A leading scholar on the political economy of state and local governments, she has held tenured professorships at Columbia University, the City University of New York (CUNY), and the University of Wisconsin-Madison. She served as president of Hunter College of CUNY from 1980 to 1987 and as chancellor of the University of Wisconsin-Madison from 1987 to 1993. Shalala also served in the Carter administration as assistant secretary for public development and research at the U.S. Department of Housing and Urban Development.
Shalala has more than three dozen honorary degrees and a host of other honors, including the 1992 National Public Service Award, the 1994 Glamour magazine Woman of the Year Award, and in 2005 was named one of "America's Best Leaders" by U.S. News & World Report and the Center for Public Leadership at Harvard University's Kennedy School of Government.
Born in Cleveland, Shalala received her bachelor's degree in history from Western College for Women and her Ph.D. from The Maxwell School of Citizenship and Public Affairs at Syracuse University.

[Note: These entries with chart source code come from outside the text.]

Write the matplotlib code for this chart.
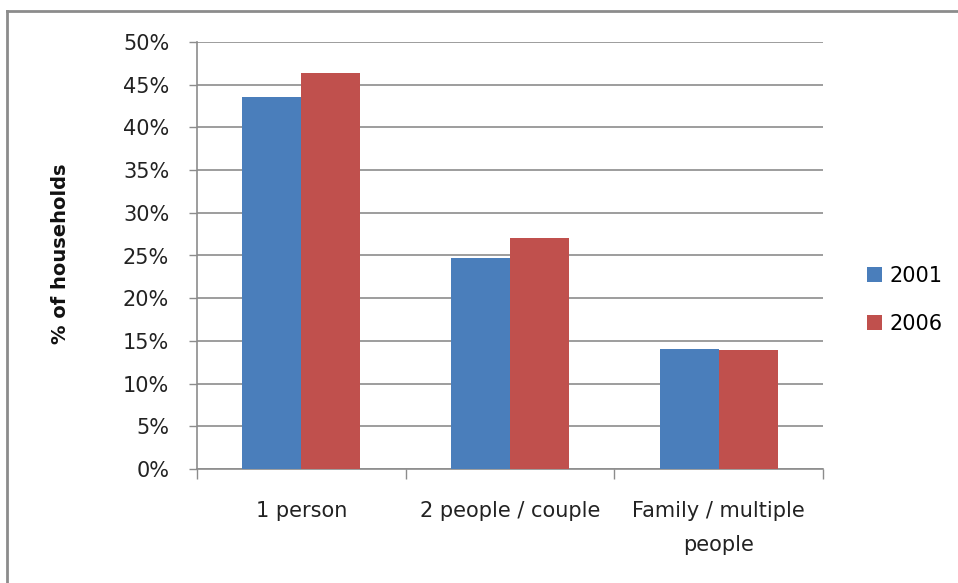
import numpy as np
import matplotlib.pyplot as plt
from matplotlib.lines import Line2D
from matplotlib.ticker import PercentFormatter

categories = ["1 person", "2 people / couple", "Family / multiple\npeople"]
years = ["2001", "2006"]
values_2001 = [43.6, 24.7, 14.05]
values_2006 = [46.4, 27.0, 13.9]
colors = ["#4a7ebb", "#c0504d"]

plt.rcParams['font.family'] = ['DejaVu Sans']

W, H = 958, 583
fig = plt.figure(figsize=(W / 100, H / 100), dpi=100)
ax = fig.add_axes([197 / W, 1 - 469 / H, (823 - 197) / W, (469 - 42) / H])

x = np.arange(len(categories))
width = 0.283
ax.bar(x - width / 2, values_2001, width, color=colors[0], label=years[0], zorder=3)
ax.bar(x + width / 2, values_2006, width, color=colors[1], label=years[1], zorder=3)

ax.set_xlim(-0.5, len(categories) - 0.5)
ax.set_ylim(0, 50)
ax.set_yticks(np.arange(0, 51, 5))
ax.yaxis.set_major_formatter(PercentFormatter(decimals=0))
ax.yaxis.grid(True, color="#8c8c8c", linewidth=1.2, zorder=0)
ax.set_axisbelow(True)

# category ticks sit between groups, labels centred under groups
ax.set_xticks(np.arange(-0.5, len(categories), 1.0))
ax.set_xticklabels([])
ax.set_xticks(x, minor=True)
ax.set_xticklabels(categories, minor=True, linespacing=1.85)
ax.tick_params(axis='x', which='minor', length=0, pad=23, labelsize=15, colors="#222222")
ax.tick_params(axis='x', which='major', length=7, width=1, color="#8c8c8c", direction='out')
ax.tick_params(axis='y', length=6, width=1, color="#8c8c8c", pad=14, labelsize=15, labelcolor="#222222")

for side in ["top", "right"]:
    ax.spines[side].set_visible(False)
for side in ["left", "bottom"]:
    ax.spines[side].set_color("#8c8c8c")
    ax.spines[side].set_linewidth(1.2)

ax.set_ylabel("% of households", fontsize=14, fontweight='bold', color="#111111")
ax.yaxis.set_label_coords(-127 / 626, 0.505)

ax.legend(loc='center left', bbox_to_anchor=(1.04, 0.396), frameon=False,
          fontsize=15, handlelength=0.75, handleheight=0.75, handletextpad=0.35,
          labelspacing=1.35)

# outer chart border
fig.add_artist(Line2D([7 / W, 7 / W], [0, 1 - 11 / H], color="#8c8c8c", linewidth=2))
fig.add_artist(Line2D([7 / W, 1], [1 - 11 / H, 1 - 11 / H], color="#8c8c8c", linewidth=2))

fig.savefig("out.png", dpi=100)
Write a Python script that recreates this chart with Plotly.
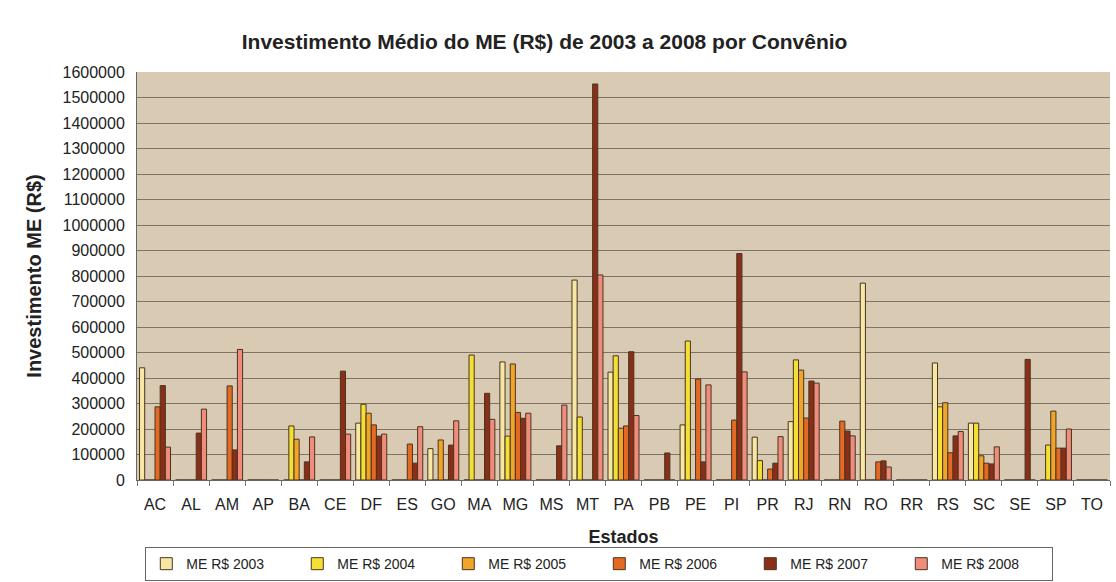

Mary P. Easley, first lady of North Carolina and a senior lecturer at NC State, coordinates the Millennium Seminars series. The series provides opportunities for students to interact with world leaders from diverse backgrounds. Presentations address world issues from the speaker's perspective, placing local and national events in a global context. The seminars are designed to engage, encourage and inspire students to reach beyond borders and think more globally about what they have learned, and what their role will be as they move into the workforce.